One way to describe the rank of a bilinear form $\beta:V\times W\to\mathbb F$ is that it is the smallest $r$ such that we can write $\beta(v,w)$ as $\sum_{i=1}^ra_i(v)b_i(w)$ for some linear forms $a:V\to\mathbb F$ and $b:W\to\mathbb F$. Equivalently, we say that a bilinear form has rank 1 if it breaks up as a product of linear forms, and then the rank of a bilinear form is the smallest number of rank-1 forms needed to contain it in their linear span. If we try to generalize this to trilinear forms, we find that there are two ways that we might wish to define a rank-1 form.
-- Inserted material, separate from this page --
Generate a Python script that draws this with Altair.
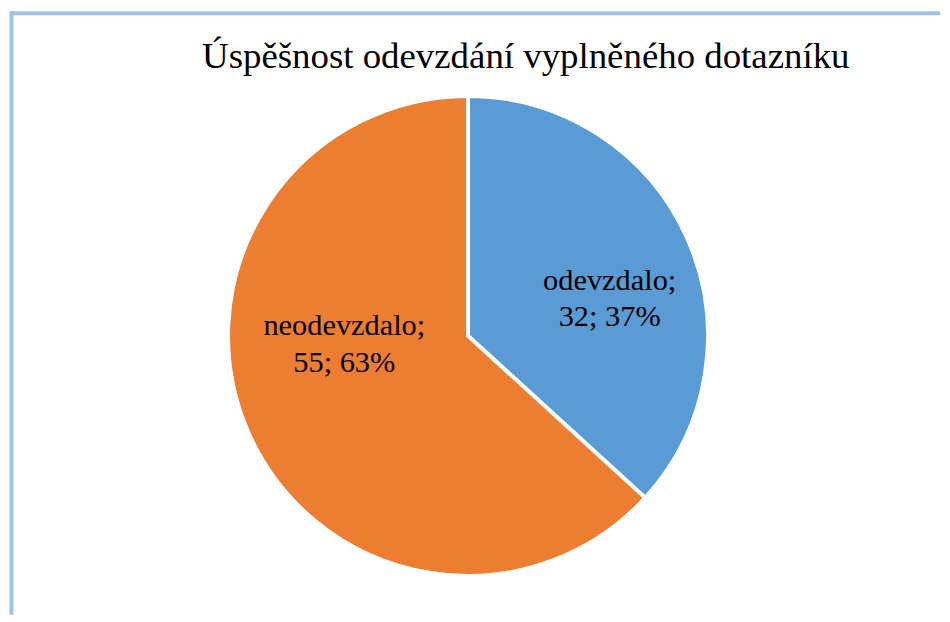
import altair as alt
import pandas as pd

categories = ["odevzdalo", "neodevzdalo"]
values = [32, 55]
percents = [37, 63]
colors = ["#5B9BD5", "#ED7D31"]
title_text = "Úspěšnost odevzdání vyplněného dotazníku"

df = pd.DataFrame({
    "kategorie": categories,
    "pocet": values,
    "procento": percents,
    "poradi": list(range(len(categories))),
})
df["popisek"] = [f"{c};\n{v}; {p}%" for c, v, p in zip(categories, values, percents)]

W, H = 934, 606
CX, CY, R = 460, 326, 241
FONT = "Liberation Serif"

base = alt.Chart(df)

pie = base.mark_arc(radius=R, stroke="white", strokeWidth=4).encode(
    theta=alt.Theta("pocet:Q", stack=True),
    color=alt.Color("kategorie:N", scale=alt.Scale(domain=categories, range=colors), legend=None),
    order=alt.Order("poradi:Q"),
    x=alt.value(CX),
    y=alt.value(CY),
)

def label_layer(cat, dx, dy):
    return base.mark_text(
        radius=150, font=FONT, fontSize=30.5, lineBreak="\n", lineHeight=37,
        align="center", baseline="middle", color="black", dx=dx, dy=dy,
    ).encode(
        theta=alt.Theta("pocet:Q", stack=True),
        order=alt.Order("poradi:Q"),
        text="popisek:N",
        x=alt.value(CX),
        y=alt.value(CY),
        opacity=alt.condition(alt.datum.kategorie == cat, alt.value(1), alt.value(0)),
    )

lab1 = label_layer(categories[0], 5, 5)
lab2 = label_layer(categories[1], 13, -70)

title = alt.Chart(pd.DataFrame({"t": [title_text]})).mark_text(
    font=FONT, fontSize=37, align="center", baseline="alphabetic", color="black"
).encode(text="t:N", x=alt.value(518), y=alt.value(57))

border_left = alt.Chart(pd.DataFrame({"a": [0]})).mark_rule(
    color="#9DC3E6", strokeWidth=4
).encode(x=alt.value(1.5), y=alt.value(0), y2=alt.value(H))
border_top = alt.Chart(pd.DataFrame({"a": [0]})).mark_rule(
    color="#9DC3E6", strokeWidth=4
).encode(y=alt.value(2), x=alt.value(0), x2=alt.value(W))

chart = alt.layer(border_left, border_top, pie, lab1, lab2, title).properties(
    width=W, height=H, padding=0
).configure_view(stroke=None)

chart.save("out.html", embed_options={"renderer": "svg", "actions": False})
The more obvious, which leads to the notion of tensor rank is to define it as a form $(u,v,w)\mapsto a(u)b(v)c(w)$, where $a$, $b$ and $c$ are linear forms. Another, which leads to the notion of slice rank, which played a central role in the developments surrounding the famous solution of the cap-set problem, is to define a rank-1 form as any trilinear form that is a product of a linear form in one variable and a bilinear form in the other two variables – and is thus a product of two simpler forms. Clearly as $d$ increases, the possible ways of splitting up a $d$-linear form as a product of simpler multilinear forms increases as well, leading to several further notions of rank, of which we single out just one: a $d$-linear form is said to have partition rank 1 if it can be written as a product of two multilinear forms in disjoint non-empty subsets of the variables. For instance, if $\beta$ is a bilinear form and $\tau$ a trilinear form, then the form $(v_1,v_2,v_3,v_4,v_5)\mapsto\beta(x_1,x_4)\tau(x_2,x_3,x_5)$ is a 5-linear form of partition rank 1.
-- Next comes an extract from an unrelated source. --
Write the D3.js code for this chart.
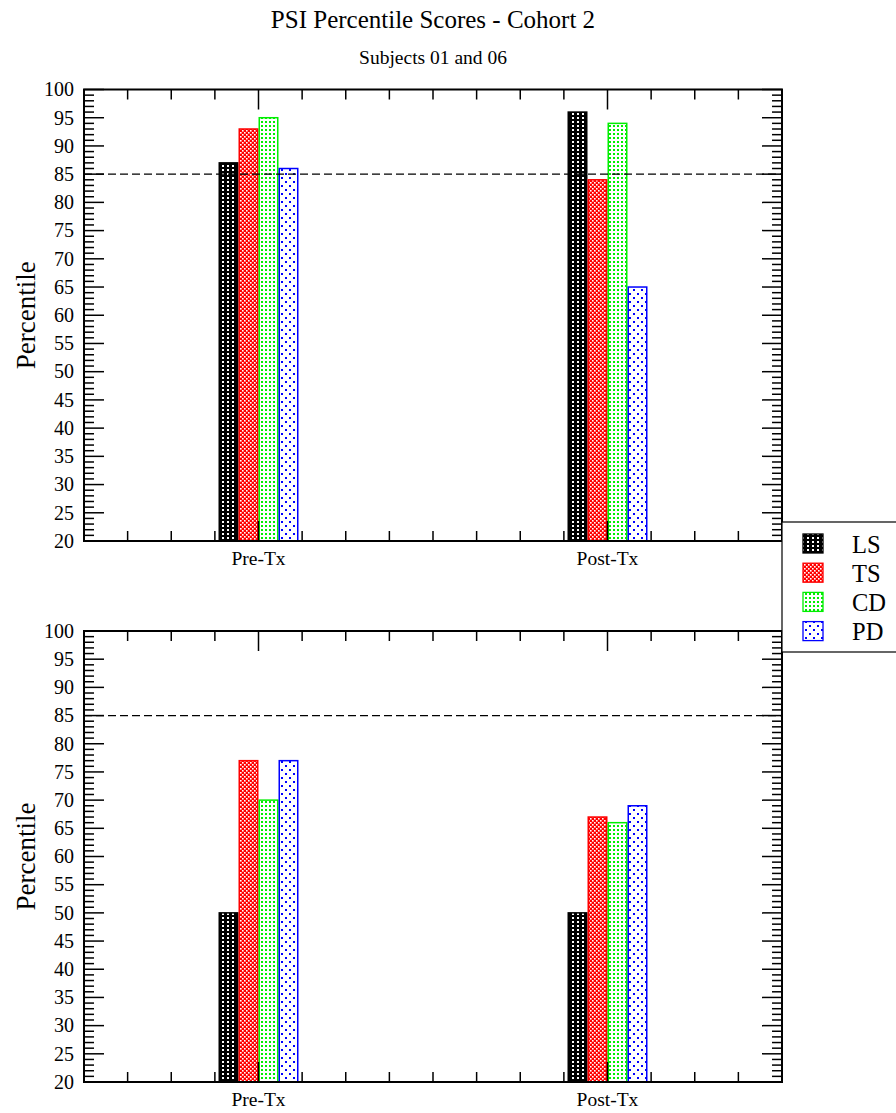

Another definition of rank for trilinear forms comes from the following observation in the bilinear case: if $\beta:V\times W\to\mathbb F_p$ is a bilinear form and $\omega_p=\exp(2\pi i/p)$, then the average

$\mathbb E_{v\in V}\mathbb E_{w\in W}\omega_p^{\beta(v,w)}$

is equal to $p^{-\mathrm{rk}(\beta)}$. To see this, note that the expectation over $w$ is zero if $\beta(v,w)$ is not identically zero, and 1 otherwise.
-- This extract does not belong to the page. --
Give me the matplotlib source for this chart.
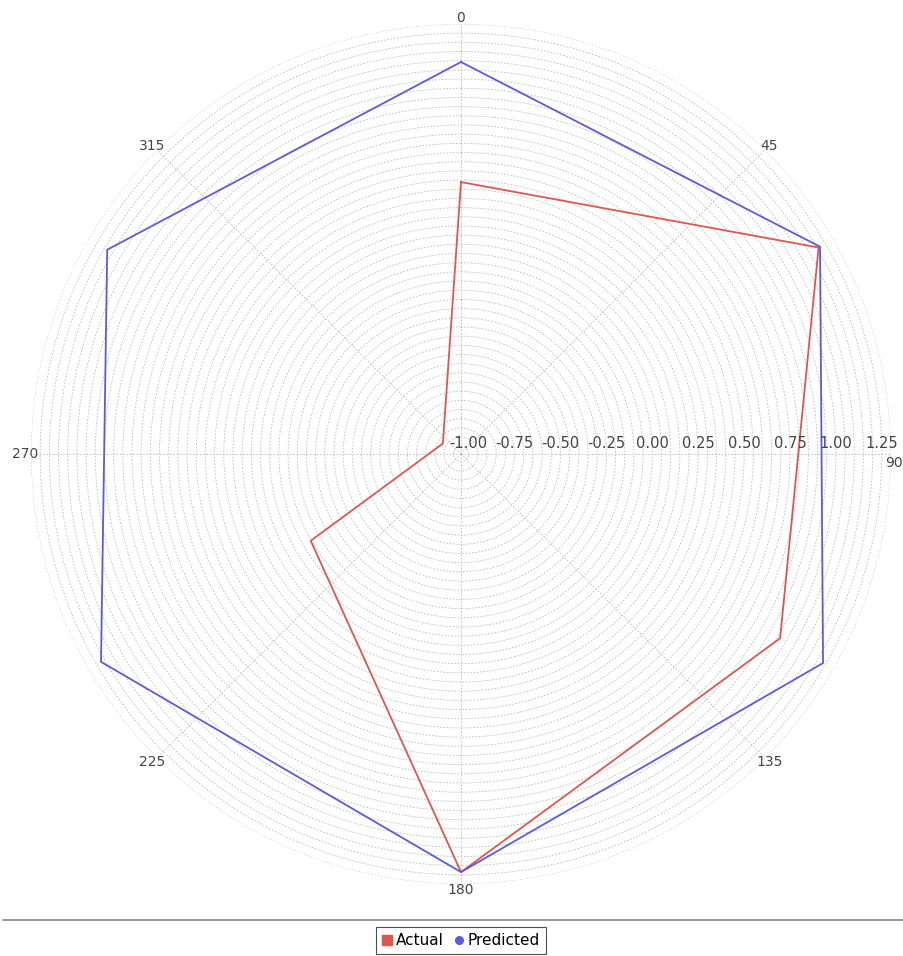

The quantity on the left-hand side generalizes very easily, leading Gowers and Wolf to define the analytic rank of a $d$-linear form $\mu:V_1\times\dots\times V_d\mathbb F_p$ to be

$-\log_p(\mathbb E_{v_1,\dots,v_d}\omega_p^{\mu(v_1,\dots,v_d)})$,

and to prove that it has some good properties. (In particular, they proved that it is subadditive up to a constant factor. Later, in an article published in this journal, Lovett removed the constant factor: that is, analytic rank is now known to be exactly subadditive.)

The concept of analytic rank is closely related to the notion of the bias of a polynomial, which appeared in earlier work of Green, Tao, Kaufmann, Lovett, and others, which is a measure of how far from uniformly distributed the values taken by the polynomial are. As a result of that work, it became a central problem to determine how the partition rank and the analytic rank of a multilinear form are related. A straightforward argument (see Theorem 1.7 part (i) in the paper of Lovett mentioned above, which was also obtained independently by Kazhdan and Ziegler) shows that the analytic rank is at most the partition rank. A considerably less straightforward argument of Bhowmick and Lovett showed that in fact the two ranks are equivalent, in the sense that the partition rank is bounded as a function of the analytic rank. However, the bound they obtained was of Ackermann type. A breakthrough obtained independently by Janzer and Milićević improved this to a polynomial dependence. (Janzer’s paper is also published in this journal.)

The authors of this paper have obtained a further breakthrough, showing that analytic and partition rank are equal up to a constant factor, provided the characteristic of the underlying field is sufficiently large. This paper itself is not about that result, but about a precursor to it that deals with the trilinear case and does not require the assumption about the field (other than that it should not be $\mathbb F_2$). In the case of trilinear forms, partition rank is the same as slice rank: the authors show that the slice rank of a trilinear form is at most 8.13 times its analytic rank, and draw several interesting consequences.

Just as a matrix corresponds to a linear map, a 3-tensor corresponds to a bilinear map – hence the word “bilinear” in the title rather than “trilinear”. (If $\tau:U\times V\times W\to\mathbb F$ is a trilinear form, we can define a bilinear map $\beta:U\times V\to W^*$ by $\beta(u,v)(w)=\tau(u,v,w)$.) This is a convenient perspective because the authors have used a further notion of rank (introduced by Kopparty, Zuiddam and the second author) that plays a crucial intermediate role in their proof. They define the geometric rank of a bilinear map $\beta:U\times V\to W$ to be the codimension of the algebraic variety $\{(u,v)\in U\times V:\beta(u,v)=0\}$. (The dimension of a variety can be defined as the length of the longest strictly increasing chain of non-zero irreducible varieties contained in it.) The complete result they prove in this paper is that the slice rank is at most three times the geometric rank, which is at most 8.13 times the analytic rank. Thus, the main result of the paper, as well as being an important result in its own right, is a convincing definition of the importance of the notion of geometric rank.